Amir Mohammed Al-Najjari is 22 years old. He’s originally from Jabalia in northern Gaza but has been forced with his family to move to a makeshift camp near Khan Younis in the south.
He and his siblings have seen their dreams disappear in clouds of smoke.
“My sister was studying in the third year of Al-Quds University, but it was bombed. And my brother was in his final year of school, at Khalil Al-Rahman school, but it too was bombed,” says Amir sitting outside the makeshift tent the family now calls home.
His own predicament mirrors his brother’s and sister’s.
“I have finished my degree in engineering. If there was no war, I would have a job interview and perhaps I would have been accepted. Finally, there’s my younger brother, who is in the seventh grade. He was studying in the UN school.

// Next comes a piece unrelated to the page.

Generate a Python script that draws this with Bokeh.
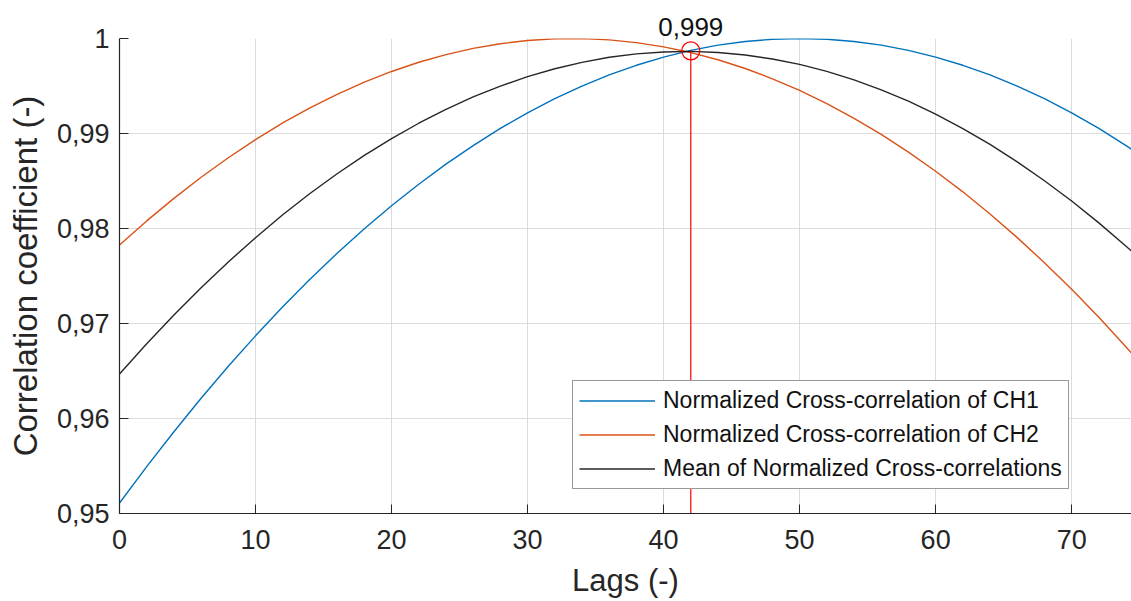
from bokeh.plotting import figure
from bokeh.models import (ColumnDataSource, Legend, LegendItem, Range1d, FixedTicker,
                          CustomJSTickFormatter, Title)
from bokeh.embed import file_html
from bokeh.resources import INLINE

# ---- data ----
lags = [0, 2, 4, 6, 8, 10, 12, 14, 16, 18, 20, 22, 24, 26, 28, 30, 32, 34, 36, 38,
        40, 42, 44, 46, 48, 50, 52, 54, 56, 58, 60, 62, 64, 66, 68, 70, 72, 74, 74.4]
ch1 = [0.95110, 0.95493, 0.95861, 0.96213, 0.96550, 0.96870, 0.97176, 0.97465,
       0.97739, 0.97997, 0.98240, 0.98466, 0.98678, 0.98873, 0.99053, 0.99218,
       0.99366, 0.99499, 0.99617, 0.99718, 0.99804, 0.99875, 0.99930, 0.99969,
       0.99992, 1.00000, 0.99992, 0.99969, 0.99930, 0.99875, 0.99804, 0.99718,
       0.99617, 0.99499, 0.99366, 0.99218, 0.99053, 0.98873, 0.98835]
ch2 = [0.97827, 0.98080, 0.98317, 0.98539, 0.98745, 0.98936, 0.99111, 0.99270,
       0.99413, 0.99541, 0.99653, 0.99750, 0.99830, 0.99896, 0.99945, 0.99979,
       0.99997, 0.99999, 0.99986, 0.99957, 0.99912, 0.99852, 0.99776, 0.99684,
       0.99576, 0.99453, 0.99315, 0.99160, 0.98990, 0.98804, 0.98603, 0.98386,
       0.98153, 0.97904, 0.97640, 0.97360, 0.97065, 0.96753, 0.96689]
mean_cc = [0.96469, 0.96787, 0.97089, 0.97376, 0.97648, 0.97903, 0.98144, 0.98368,
           0.98576, 0.98769, 0.98947, 0.99108, 0.99254, 0.99385, 0.99499, 0.99599,
           0.99682, 0.99749, 0.99802, 0.99838, 0.99858, 0.99864, 0.99853, 0.99827,
           0.99784, 0.99727, 0.99654, 0.99565, 0.99460, 0.99340, 0.99204, 0.99052,
           0.98885, 0.98702, 0.98503, 0.98289, 0.98059, 0.97813, 0.97762]
peak_lag = 42
peak_val = 0.9987
peak_text = "0,999"

x_min, x_max = 0, 74.4
y_min, y_max = 0.95, 1.0
x_ticks = [0, 10, 20, 30, 40, 50, 60, 70]
y_ticks = [0.95, 0.96, 0.97, 0.98, 0.99, 1.0]
y_tick_labels = ["0,95", "0,96", "0,97", "0,98", "0,99", "1"]
labels = ["Normalized Cross-correlation of CH1",
          "Normalized Cross-correlation of CH2",
          "Mean of Normalized Cross-correlations"]

FONT = "Liberation Sans"
TXT = "#262626"
W, H = 1131, 601
BL, BR, BT, BB = 119, 0, 38, 88
frame_w = W - BL - BR
PEAK_FS = 26
peak_text_w = PEAK_FS * (0.556 * 4 + 0.278)   # approx. width of "0,999"

p = figure(width=W, height=H, output_backend="svg", toolbar_location=None,
           x_range=Range1d(x_min, x_max), y_range=Range1d(y_min, y_max),
           min_border_left=BL, min_border_right=BR, min_border_top=BT,
           min_border_bottom=BB)
p.outline_line_color = None
p.background_fill_color = "white"
p.border_fill_color = "white"

src = ColumnDataSource(dict(lag=lags, ch1=ch1, ch2=ch2, mean=mean_cc))
r1 = p.line("lag", "ch1", source=src, line_color="#0072BD", line_width=1.4)
r2 = p.line("lag", "ch2", source=src, line_color="#D95319", line_width=1.4)
r3 = p.line("lag", "mean", source=src, line_color="#000000", line_width=1.4, line_alpha=0.85)

psrc = ColumnDataSource(dict(x=[peak_lag], y=[peak_val], y0=[y_min]))
p.segment(x0="x", y0="y0", x1="x", y1="y", source=psrc, line_color="#FF0000", line_width=1.2)
p.scatter("x", "y", source=psrc, size=18, marker="circle", fill_color=None,
          line_color="#FF0000", line_width=1.3)

# peak value text, placed above the frame over the peak lag
px_per_unit = frame_w / (x_max - x_min)
t = Title(text=peak_text, align="left",
          offset=(peak_lag - x_min) * px_per_unit - peak_text_w / 2,
          text_font=FONT, text_font_size=f"{PEAK_FS}px", text_font_style="normal",
          text_color="#111111", standoff=6, vertical_align="bottom")
p.add_layout(t, "above")

# axes
for ax in (p.xaxis[0], p.yaxis[0]):
    ax.axis_line_color = TXT
    ax.axis_line_width = 1.2
    ax.major_tick_line_color = TXT
    ax.major_tick_in = 9
    ax.major_tick_out = 0
    ax.minor_tick_line_color = None
    ax.major_label_text_font = FONT
    ax.major_label_text_font_size = "27px"
    ax.major_label_text_color = TXT
    ax.axis_label_text_font = FONT
    ax.axis_label_text_color = TXT
    ax.axis_label_text_font_style = "normal"

p.xaxis.axis_label_text_font_size = "31px"
p.yaxis.axis_label_text_font_size = "33px"
p.xaxis.ticker = FixedTicker(ticks=x_ticks)
p.yaxis.ticker = FixedTicker(ticks=y_ticks)
p.yaxis.formatter = CustomJSTickFormatter(args=dict(vals=y_ticks, labs=y_tick_labels), code="""
    for (let i = 0; i < vals.length; i++) { if (Math.abs(vals[i] - tick) < 1e-9) return labs[i]; }
    return tick.toString().replace('.', ',');
""")
p.xaxis.axis_label = "Lags (-)"
p.yaxis.axis_label = "Correlation coefficient (-)"
p.xaxis.major_label_standoff = 16
p.yaxis.major_label_standoff = 10
p.xaxis.axis_label_standoff = 11
p.yaxis.axis_label_standoff = 10

p.xgrid.ticker = FixedTicker(ticks=x_ticks)
p.ygrid.ticker = FixedTicker(ticks=y_ticks)
p.grid.grid_line_color = "#dcdcdc"
p.grid.grid_line_width = 1

legend = Legend(items=[LegendItem(label=labels[0], renderers=[r1]),
                       LegendItem(label=labels[1], renderers=[r2]),
                       LegendItem(label=labels[2], renderers=[r3])],
                location=(453, 24))
legend.label_text_font = FONT
legend.label_text_font_size = "23px"
legend.label_text_color = "#111111"
legend.glyph_width = 76
legend.glyph_height = 25
legend.label_height = 25
legend.spacing = 7
legend.padding = 6
legend.margin = 0
legend.label_standoff = 8
legend.border_line_color = "#333333"
legend.border_line_width = 1
legend.background_fill_color = "white"
legend.background_fill_alpha = 1
p.add_layout(legend)

open("out.html", "w").write(file_html(p, INLINE))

Nothing is left of it.”
Like any society, Gaza’s future is its children. But here, they’re disproportionately victims of war and, says the UN, may lose out completely on what should be rightfully theirs
Phillippe Lazzarini is the Commissioner General for UNRWA – the UN agency with specific responsibility for Palestinian refugees. He’s just returned from his fourth visit to Gaza since the start of the war.
“There are today more than half a million children in the primary and secondary school system. How will they go back if you cannot bring people back to their homes which have been completely destroyed,” Mr Lazzarini tells me.
“And I’m afraid that we’re running the risk here of losing a generation of children.”